**DIRECTIONS:** Skip the images and copy each record exactly as written.

* begin *

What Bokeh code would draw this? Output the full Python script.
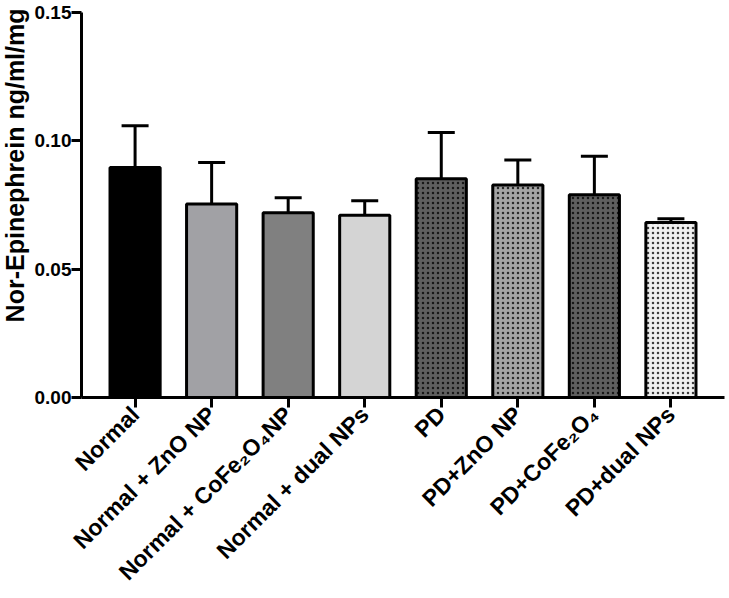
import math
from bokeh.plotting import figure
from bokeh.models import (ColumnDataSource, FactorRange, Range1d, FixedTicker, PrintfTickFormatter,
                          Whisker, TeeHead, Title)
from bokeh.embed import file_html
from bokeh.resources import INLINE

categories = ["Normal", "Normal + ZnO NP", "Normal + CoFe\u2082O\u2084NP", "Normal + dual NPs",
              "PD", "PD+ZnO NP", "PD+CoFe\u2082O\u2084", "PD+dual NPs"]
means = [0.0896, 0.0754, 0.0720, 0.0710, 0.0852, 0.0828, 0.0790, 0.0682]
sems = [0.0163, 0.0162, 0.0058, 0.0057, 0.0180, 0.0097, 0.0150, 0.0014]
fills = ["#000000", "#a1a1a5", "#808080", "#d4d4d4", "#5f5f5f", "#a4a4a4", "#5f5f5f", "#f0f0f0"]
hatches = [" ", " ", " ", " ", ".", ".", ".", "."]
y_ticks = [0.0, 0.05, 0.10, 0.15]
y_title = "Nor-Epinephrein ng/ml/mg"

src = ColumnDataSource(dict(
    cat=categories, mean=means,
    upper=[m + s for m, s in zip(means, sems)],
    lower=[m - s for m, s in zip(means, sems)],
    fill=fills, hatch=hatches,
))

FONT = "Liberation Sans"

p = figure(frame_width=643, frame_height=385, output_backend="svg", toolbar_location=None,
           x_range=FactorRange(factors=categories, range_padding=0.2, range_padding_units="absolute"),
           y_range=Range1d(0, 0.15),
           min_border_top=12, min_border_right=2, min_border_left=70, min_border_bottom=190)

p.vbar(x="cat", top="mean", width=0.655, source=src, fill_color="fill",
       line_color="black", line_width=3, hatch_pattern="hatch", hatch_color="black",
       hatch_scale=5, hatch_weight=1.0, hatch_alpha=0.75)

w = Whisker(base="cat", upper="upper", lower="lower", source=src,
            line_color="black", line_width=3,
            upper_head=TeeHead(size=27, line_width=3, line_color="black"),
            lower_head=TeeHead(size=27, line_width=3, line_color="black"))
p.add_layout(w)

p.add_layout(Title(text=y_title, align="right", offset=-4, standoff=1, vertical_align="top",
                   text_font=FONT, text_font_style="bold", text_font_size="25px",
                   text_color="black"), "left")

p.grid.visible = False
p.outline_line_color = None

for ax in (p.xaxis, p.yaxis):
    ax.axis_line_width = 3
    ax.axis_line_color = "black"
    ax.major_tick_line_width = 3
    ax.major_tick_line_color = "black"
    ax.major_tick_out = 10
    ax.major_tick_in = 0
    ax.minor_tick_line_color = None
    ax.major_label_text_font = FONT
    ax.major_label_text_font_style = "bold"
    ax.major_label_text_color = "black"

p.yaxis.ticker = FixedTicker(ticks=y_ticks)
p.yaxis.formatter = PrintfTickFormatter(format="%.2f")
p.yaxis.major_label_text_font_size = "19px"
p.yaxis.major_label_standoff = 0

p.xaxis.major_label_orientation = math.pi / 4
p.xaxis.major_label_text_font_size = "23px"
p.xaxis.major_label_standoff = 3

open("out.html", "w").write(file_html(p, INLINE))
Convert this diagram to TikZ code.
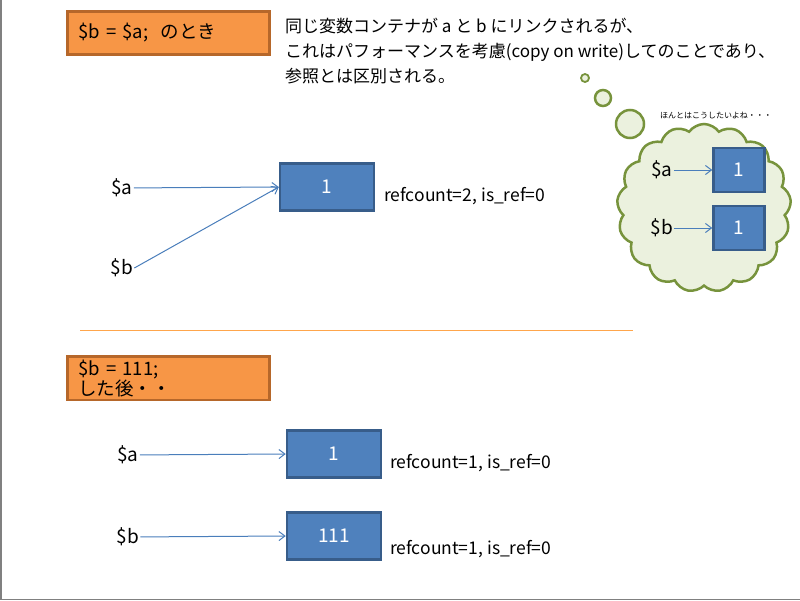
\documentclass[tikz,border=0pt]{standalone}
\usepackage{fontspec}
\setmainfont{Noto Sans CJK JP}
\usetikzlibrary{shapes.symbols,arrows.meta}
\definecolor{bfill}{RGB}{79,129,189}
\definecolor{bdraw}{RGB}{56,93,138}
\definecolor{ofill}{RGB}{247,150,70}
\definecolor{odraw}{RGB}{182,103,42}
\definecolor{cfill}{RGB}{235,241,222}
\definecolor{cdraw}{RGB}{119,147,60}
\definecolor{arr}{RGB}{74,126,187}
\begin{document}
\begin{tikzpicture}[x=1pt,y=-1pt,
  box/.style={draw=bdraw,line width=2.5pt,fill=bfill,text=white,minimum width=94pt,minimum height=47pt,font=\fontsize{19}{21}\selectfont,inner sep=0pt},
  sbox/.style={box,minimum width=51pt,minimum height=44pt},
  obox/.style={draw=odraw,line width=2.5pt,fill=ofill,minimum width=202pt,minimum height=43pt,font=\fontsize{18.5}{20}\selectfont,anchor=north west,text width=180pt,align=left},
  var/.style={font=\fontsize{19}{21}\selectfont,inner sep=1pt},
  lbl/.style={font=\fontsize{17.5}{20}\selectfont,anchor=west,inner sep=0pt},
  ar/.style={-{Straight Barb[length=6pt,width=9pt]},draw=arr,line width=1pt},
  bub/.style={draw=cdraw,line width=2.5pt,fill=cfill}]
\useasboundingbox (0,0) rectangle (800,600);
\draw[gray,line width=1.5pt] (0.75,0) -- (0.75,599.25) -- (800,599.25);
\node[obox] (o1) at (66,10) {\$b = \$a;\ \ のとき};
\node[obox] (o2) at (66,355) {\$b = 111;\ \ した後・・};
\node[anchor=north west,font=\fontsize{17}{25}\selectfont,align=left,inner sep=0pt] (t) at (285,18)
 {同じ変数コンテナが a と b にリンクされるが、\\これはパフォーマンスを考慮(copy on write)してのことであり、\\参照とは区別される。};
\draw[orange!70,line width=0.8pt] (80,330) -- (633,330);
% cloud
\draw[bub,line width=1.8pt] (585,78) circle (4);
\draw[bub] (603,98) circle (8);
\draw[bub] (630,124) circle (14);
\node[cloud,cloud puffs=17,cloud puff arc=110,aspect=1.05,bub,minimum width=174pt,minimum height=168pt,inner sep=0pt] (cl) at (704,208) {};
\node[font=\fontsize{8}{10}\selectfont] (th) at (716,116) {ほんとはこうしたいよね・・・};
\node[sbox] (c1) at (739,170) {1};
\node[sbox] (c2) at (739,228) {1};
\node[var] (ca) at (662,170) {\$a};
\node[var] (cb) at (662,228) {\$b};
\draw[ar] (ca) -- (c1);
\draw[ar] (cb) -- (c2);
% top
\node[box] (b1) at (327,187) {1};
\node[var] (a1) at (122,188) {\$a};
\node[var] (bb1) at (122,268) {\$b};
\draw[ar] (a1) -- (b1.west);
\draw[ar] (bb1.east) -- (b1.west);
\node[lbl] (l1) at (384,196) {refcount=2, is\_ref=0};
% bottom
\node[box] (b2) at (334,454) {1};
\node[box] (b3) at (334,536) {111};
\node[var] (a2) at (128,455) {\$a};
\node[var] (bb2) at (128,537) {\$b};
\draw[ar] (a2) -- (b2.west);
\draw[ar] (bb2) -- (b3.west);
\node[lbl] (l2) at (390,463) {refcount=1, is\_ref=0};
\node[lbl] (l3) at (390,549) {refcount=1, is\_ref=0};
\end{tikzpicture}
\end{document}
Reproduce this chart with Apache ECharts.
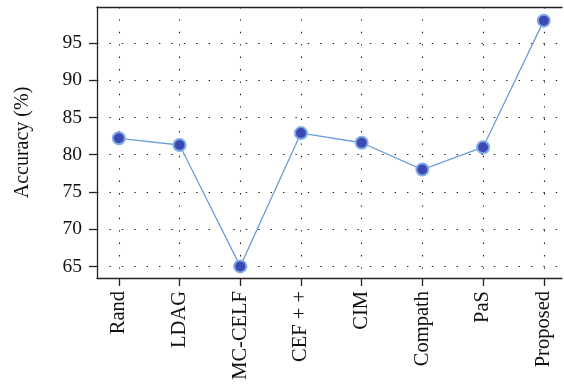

* end *

**EXPECTED ANSWER:**
What Bokeh code would draw this? Output the full Python script.
import math
from bokeh.plotting import figure
from bokeh.models import (ColumnDataSource, FactorRange, Range1d, FixedTicker, PrintfTickFormatter,
                          Whisker, TeeHead, Title)
from bokeh.embed import file_html
from bokeh.resources import INLINE

categories = ["Normal", "Normal + ZnO NP", "Normal + CoFe\u2082O\u2084NP", "Normal + dual NPs",
              "PD", "PD+ZnO NP", "PD+CoFe\u2082O\u2084", "PD+dual NPs"]
means = [0.0896, 0.0754, 0.0720, 0.0710, 0.0852, 0.0828, 0.0790, 0.0682]
sems = [0.0163, 0.0162, 0.0058, 0.0057, 0.0180, 0.0097, 0.0150, 0.0014]
fills = ["#000000", "#a1a1a5", "#808080", "#d4d4d4", "#5f5f5f", "#a4a4a4", "#5f5f5f", "#f0f0f0"]
hatches = [" ", " ", " ", " ", ".", ".", ".", "."]
y_ticks = [0.0, 0.05, 0.10, 0.15]
y_title = "Nor-Epinephrein ng/ml/mg"

src = ColumnDataSource(dict(
    cat=categories, mean=means,
    upper=[m + s for m, s in zip(means, sems)],
    lower=[m - s for m, s in zip(means, sems)],
    fill=fills, hatch=hatches,
))

FONT = "Liberation Sans"

p = figure(frame_width=643, frame_height=385, output_backend="svg", toolbar_location=None,
           x_range=FactorRange(factors=categories, range_padding=0.2, range_padding_units="absolute"),
           y_range=Range1d(0, 0.15),
           min_border_top=12, min_border_right=2, min_border_left=70, min_border_bottom=190)

p.vbar(x="cat", top="mean", width=0.655, source=src, fill_color="fill",
       line_color="black", line_width=3, hatch_pattern="hatch", hatch_color="black",
       hatch_scale=5, hatch_weight=1.0, hatch_alpha=0.75)

w = Whisker(base="cat", upper="upper", lower="lower", source=src,
            line_color="black", line_width=3,
            upper_head=TeeHead(size=27, line_width=3, line_color="black"),
            lower_head=TeeHead(size=27, line_width=3, line_color="black"))
p.add_layout(w)

p.add_layout(Title(text=y_title, align="right", offset=-4, standoff=1, vertical_align="top",
                   text_font=FONT, text_font_style="bold", text_font_size="25px",
                   text_color="black"), "left")

p.grid.visible = False
p.outline_line_color = None

for ax in (p.xaxis, p.yaxis):
    ax.axis_line_width = 3
    ax.axis_line_color = "black"
    ax.major_tick_line_width = 3
    ax.major_tick_line_color = "black"
    ax.major_tick_out = 10
    ax.major_tick_in = 0
    ax.minor_tick_line_color = None
    ax.major_label_text_font = FONT
    ax.major_label_text_font_style = "bold"
    ax.major_label_text_color = "black"

p.yaxis.ticker = FixedTicker(ticks=y_ticks)
p.yaxis.formatter = PrintfTickFormatter(format="%.2f")
p.yaxis.major_label_text_font_size = "19px"
p.yaxis.major_label_standoff = 0

p.xaxis.major_label_orientation = math.pi / 4
p.xaxis.major_label_text_font_size = "23px"
p.xaxis.major_label_standoff = 3

open("out.html", "w").write(file_html(p, INLINE))
Convert this diagram to TikZ code.
\documentclass[tikz,border=0pt]{standalone}
\usepackage{fontspec}
\setmainfont{Noto Sans CJK JP}
\usetikzlibrary{shapes.symbols,arrows.meta}
\definecolor{bfill}{RGB}{79,129,189}
\definecolor{bdraw}{RGB}{56,93,138}
\definecolor{ofill}{RGB}{247,150,70}
\definecolor{odraw}{RGB}{182,103,42}
\definecolor{cfill}{RGB}{235,241,222}
\definecolor{cdraw}{RGB}{119,147,60}
\definecolor{arr}{RGB}{74,126,187}
\begin{document}
\begin{tikzpicture}[x=1pt,y=-1pt,
  box/.style={draw=bdraw,line width=2.5pt,fill=bfill,text=white,minimum width=94pt,minimum height=47pt,font=\fontsize{19}{21}\selectfont,inner sep=0pt},
  sbox/.style={box,minimum width=51pt,minimum height=44pt},
  obox/.style={draw=odraw,line width=2.5pt,fill=ofill,minimum width=202pt,minimum height=43pt,font=\fontsize{18.5}{20}\selectfont,anchor=north west,text width=180pt,align=left},
  var/.style={font=\fontsize{19}{21}\selectfont,inner sep=1pt},
  lbl/.style={font=\fontsize{17.5}{20}\selectfont,anchor=west,inner sep=0pt},
  ar/.style={-{Straight Barb[length=6pt,width=9pt]},draw=arr,line width=1pt},
  bub/.style={draw=cdraw,line width=2.5pt,fill=cfill}]
\useasboundingbox (0,0) rectangle (800,600);
\draw[gray,line width=1.5pt] (0.75,0) -- (0.75,599.25) -- (800,599.25);
\node[obox] (o1) at (66,10) {\$b = \$a;\ \ のとき};
\node[obox] (o2) at (66,355) {\$b = 111;\ \ した後・・};
\node[anchor=north west,font=\fontsize{17}{25}\selectfont,align=left,inner sep=0pt] (t) at (285,18)
 {同じ変数コンテナが a と b にリンクされるが、\\これはパフォーマンスを考慮(copy on write)してのことであり、\\参照とは区別される。};
\draw[orange!70,line width=0.8pt] (80,330) -- (633,330);
% cloud
\draw[bub,line width=1.8pt] (585,78) circle (4);
\draw[bub] (603,98) circle (8);
\draw[bub] (630,124) circle (14);
\node[cloud,cloud puffs=17,cloud puff arc=110,aspect=1.05,bub,minimum width=174pt,minimum height=168pt,inner sep=0pt] (cl) at (704,208) {};
\node[font=\fontsize{8}{10}\selectfont] (th) at (716,116) {ほんとはこうしたいよね・・・};
\node[sbox] (c1) at (739,170) {1};
\node[sbox] (c2) at (739,228) {1};
\node[var] (ca) at (662,170) {\$a};
\node[var] (cb) at (662,228) {\$b};
\draw[ar] (ca) -- (c1);
\draw[ar] (cb) -- (c2);
% top
\node[box] (b1) at (327,187) {1};
\node[var] (a1) at (122,188) {\$a};
\node[var] (bb1) at (122,268) {\$b};
\draw[ar] (a1) -- (b1.west);
\draw[ar] (bb1.east) -- (b1.west);
\node[lbl] (l1) at (384,196) {refcount=2, is\_ref=0};
% bottom
\node[box] (b2) at (334,454) {1};
\node[box] (b3) at (334,536) {111};
\node[var] (a2) at (128,455) {\$a};
\node[var] (bb2) at (128,537) {\$b};
\draw[ar] (a2) -- (b2.west);
\draw[ar] (bb2) -- (b3.west);
\node[lbl] (l2) at (390,463) {refcount=1, is\_ref=0};
\node[lbl] (l3) at (390,549) {refcount=1, is\_ref=0};
\end{tikzpicture}
\end{document}
Reproduce this chart with Apache ECharts.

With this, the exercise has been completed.